Of all the inequalities in the world, the one that causes the greatest concern is that “children in the most vulnerable areas of the planet don’t have access to quality education.”

These were the sentiments of Pope Francis himself, which he personally shared with Mr. César Alierta of Spain’s ProFuturo Foundation. And inspired by the Pope’s words, Mr. Alierta and the ProFuturo Foundation to launch the ProFuturo Project, which seeks to narrow the education gap among vulnerable populations in different parts of the world.

ProFuturo uses digital technology to provide access to quality, transformational, and universal education, and through it, access to equal opportunities for boys and girls. It focuses on enhancing teachers’ skills, methods, and competencies, and leveraging on digital technologies. It has so far reached 5.6 million children worldwide, particularly in parts of Central and South America, Sub-Saharan Africa, and parts of Asia (particularly Lebanon).

And now the project has reached the Philippines, with Ayala Foundation taking the lead in the pilot implementation in Southeast Asia.

Mr. Alierta, together with key officials from ProFuturo Foundation and Fundación Telefónica, visited the Philippines earlier this year to witness the launch of the ProFuturo in 31 public elementary schools in El Nido, Palawan, and Puerto Galera, Oriental Mindoro.

The project, in its pilot implementation phase, is reaching at least 11,000 Filipino students, and is poised to reach more within the year. It kicked off with the signing of an agreement with the Department of Education Mimaropa, ProFuturo Foundation, and Ayala Foundation in August last year.

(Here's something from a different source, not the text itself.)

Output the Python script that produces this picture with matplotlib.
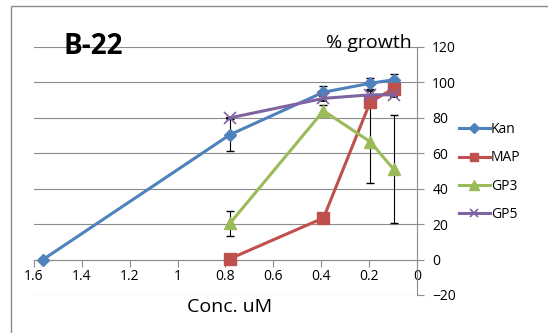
import matplotlib.pyplot as plt
from matplotlib.patches import Rectangle
from matplotlib.lines import Line2D

conc = [1.5625, 0.78125, 0.390625, 0.1953, 0.0977]

kan = [0, 70.5, 94.5, 99.5, 101.5]
kan_err = [0, 9, 3.5, 3, 3]
map_x = conc[1:]
map_y = [0.5, 23.5, 89, 96.5]
map_err = [0, 0, 1.5, 1.5]
gp3 = [20.5, 84, 66.5, 51]
gp3_err = [7, 3, 23.5, 30.5]
gp5 = [80, 91, 93, 93]
gp5_err = [0, 1.5, 2, 1.5]

plt.rcParams['font.family'] = ['Open Sans', 'DejaVu Sans']

fig = plt.figure(figsize=(5.48, 3.33), dpi=100)
fig.patches.append(Rectangle((11/548, -0.1), 1.2, 0.1 + 1 - 5.7/333, transform=fig.transFigure,
                             fill=False, edgecolor='#8c8c8c', lw=1))
ax = fig.add_axes([34/548, 1 - 295/333, (417 - 34)/548, (295 - 47)/333])

styles = [
    ('Kan', conc, kan, kan_err, '#4F81BD', 'D', 6),
    ('MAP', map_x, map_y, map_err, '#C0504D', 's', 8),
    ('GP3', map_x, gp3, gp3_err, '#9BBB59', '^', 9),
    ('GP5', map_x, gp5, gp5_err, '#8064A2', 'x', 8),
]
handles = []
for name, xs, ys, err, col, mk, ms in styles:
    ax.errorbar(xs, ys, yerr=err, color=col, lw=2.2, marker=mk, ms=ms, mew=1.2 if mk == 'x' else 1,
                ecolor='black', elinewidth=0.8, capsize=3, zorder=3)
    handles.append(Line2D([], [], color=col, lw=2.2, marker=mk, ms=ms * 0.8,
                          mew=1.2 if mk == 'x' else 1, label=name))

ax.set_xlim(1.6, 0)
ax.set_ylim(-20, 120)
ax.set_xticks([1.6, 1.4, 1.2, 1, 0.8, 0.6, 0.4, 0.2, 0])
ax.set_xticklabels(['1.6', '1.4', '1.2', '1', '0.8', '0.6', '0.4', '0.2', '0'])
ax.set_yticks(range(-20, 121, 20))
ax.yaxis.tick_right()
ax.grid(axis='y', color='#8c8c8c', lw=0.8)
ax.set_axisbelow(True)
for s in ['top', 'left']:
    ax.spines[s].set_visible(False)
ax.spines['bottom'].set_position(('data', 0))
ax.spines['bottom'].set_color('#8c8c8c')
ax.spines['right'].set_color('#8c8c8c')
ax.tick_params(axis='x', direction='out', length=5, color='#8c8c8c', labelsize=10, pad=2)
ax.tick_params(axis='y', direction='out', length=5, color='#8c8c8c', labelsize=10, pad=6)

fig.text(63/548, 1 - 47/333, 'B-22', fontsize=20, fontweight='bold', va='center', ha='left')
fig.text(412/548, 1 - 43/333, '% growth', fontsize=14, va='center', ha='right')
fig.text(230/548, 1 - 307/333, 'Conc. uM', fontsize=14, va='center', ha='center')

fig.legend(handles=handles, loc='center left', bbox_to_anchor=(452/548, 1 - 172/333), frameon=False,
           fontsize=10, handlelength=2.2, handletextpad=0.1, labelspacing=0.95, borderpad=0)

fig.savefig('out.png', dpi=100)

How did ProFuturo reach the Philippines? Explained Mr. Alierta: “The Philippines is the first country in Southeast Asia where we have taken the project, a decision that was promoted due to several factors: having found a partner like the Ayala Foundation, with its solidity and experience, which has helped us understand better the context of the country and to set up two projects in the Mimaropa region; the language advantage, English being the co-official language; and the existence of a digital initiative in many of the public schools promoted by the Department of Education, which serves as a base for implementing the ProFuturo project in the classrooms.” ProFuturo also came to the Philippines with the assistance of Ms. Cristina Zobel de Ayala, as well as Mr. Ignacio Suárez de Puga.

As a digital education initiative, ProFuturo aims to supplement and enhance the standard DepEd curriculum. It also seeks to empower the teacher as an advocate of transformative learning in the classroom. To date, ProFuturo has trained 195 teachers in the Philippines.

“We at Ayala Foundation are very pleased to be working with ProFuturo Foundation on this worthy initiative of bringing quality education with the use of technological tools and strategies to our local classrooms,” said Ruel Maranan, Ayala Foundation president. “We are also happy to work closely with our local government and local DepEd, who share our commitment to improving lives through education.”

In the next few months ProFuturo will be brought to more schools in El Nido, Palawan, and Puerto Galera, Oriental Mindoro, as well as Romblon.